Only Justice Elena Kagan dissented, making the margin 8-1 and underscoring how broadly the Court agreed on the legal point. The majority rejected a lower-court view that limited liability because the original owner had held only a time-limited concession. Thomas emphasized that Title III targets the act of trafficking in confiscated property itself, not the hypothetical duration of the original owner’s rights if the confiscation never happened.
That distinction matters for practical and moral reasons. Under the narrow approach the lower court had taken, a foreign company could profit from an expropriation if enough time passed after the seizure. The Supreme Court refused to bless that result and made the statute’s intent plain: trafficking in stolen assets can trigger liability regardless of how long the original concession might have lasted.

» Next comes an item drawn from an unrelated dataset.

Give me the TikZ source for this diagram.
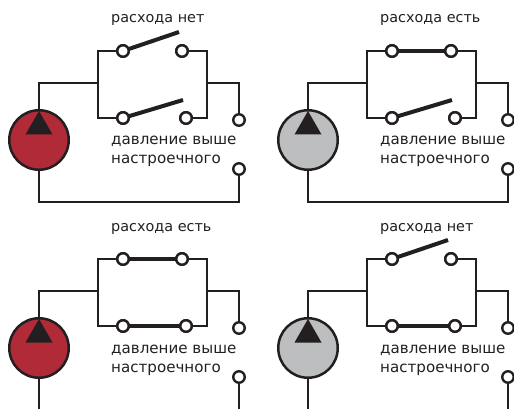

The Helms-Burton Act sat largely unused for more than two decades because presidents of both parties routinely waived Title III for diplomatic reasons. That changed in 2019 when the waiver practice stopped and lawsuits became possible again. The policy shift reopened a legal door that had been shuttered, and cruise lines that resumed Cuba voyages during a period of looser rules now face renewed exposure under federal law.
Cruise companies docked at Havana terminals during the era of relaxed travel policies and profited from those calls, which were popular with American vacationers. The ruling signals to corporate boards and insurers that past business choices do not automatically erase legal risk, even if federal diplomacy once tolerated or encouraged those activities. Expect heavier due diligence, higher insurance premiums, and more cautious corporate strategies around Cuba.
“The ruling is indeed significant because it reinforces the legal reach of the Helms-Burton Act and signals that companies operating in Cuba cannot assume they are insulated from liability simply because their activities were previously permitted or politically encouraged by the U.S. government.”
That expert comment highlights a practical shift: diplomatic policy shifts are not the same as private property law. A handshake between governments or a transient easing of travel rules does not override a federal statute that creates a civil remedy for trafficking in confiscated property. The Court’s view restores a clear legal tool for Americans whose property was seized decades ago.
The decision arrives amid heightened U.S. pressure on Cuba across legal and diplomatic fronts, including recent Department of Justice actions. Those moves, paired with the Court’s property-rights ruling, deepen the legal squeeze on Havana and anyone doing business with assets tied to unresolved expropriations. The combined effect is to make Cuba’s political and commercial environment riskier for firms that had presumed past diplomatic cover would shield them.
“What matters far more is the designation of Cuba as a state sponsor of terrorism. When that was lifted, it allowed the Cuban private sector to begin to flourish, that has a much bigger effect than litigation like this.”
That observation is worth noting, but it does not nullify the Court’s decision: sanctions and litigation are complementary tools. While designations affect Cuba’s financial interactions worldwide, the Helms-Burton route holds private actors accountable under U.S. law when they profit from assets tied to theft. Both pressure points matter to any strategy that seeks to defend American property rights and push back against regimes that expropriate foreign-owned assets.
Several questions remain. The Supreme Court sent the case back to lower courts, so the specific damages and procedural outcomes are still to be determined. A future president could try to limit new suits by reissuing a waiver, but the Court has now made clear that the underlying private right exists and is broadly defined under Title III.
For the cruise industry, the ruling forces a strategic choice: litigate, settle, or step away from Cuba. Companies that assumed diplomatic goodwill was equivalent to legal immunity will need to reassess. When a government steals property and a company profits from the theft, the law ought to have something to say about it. Eight justices just confirmed it does.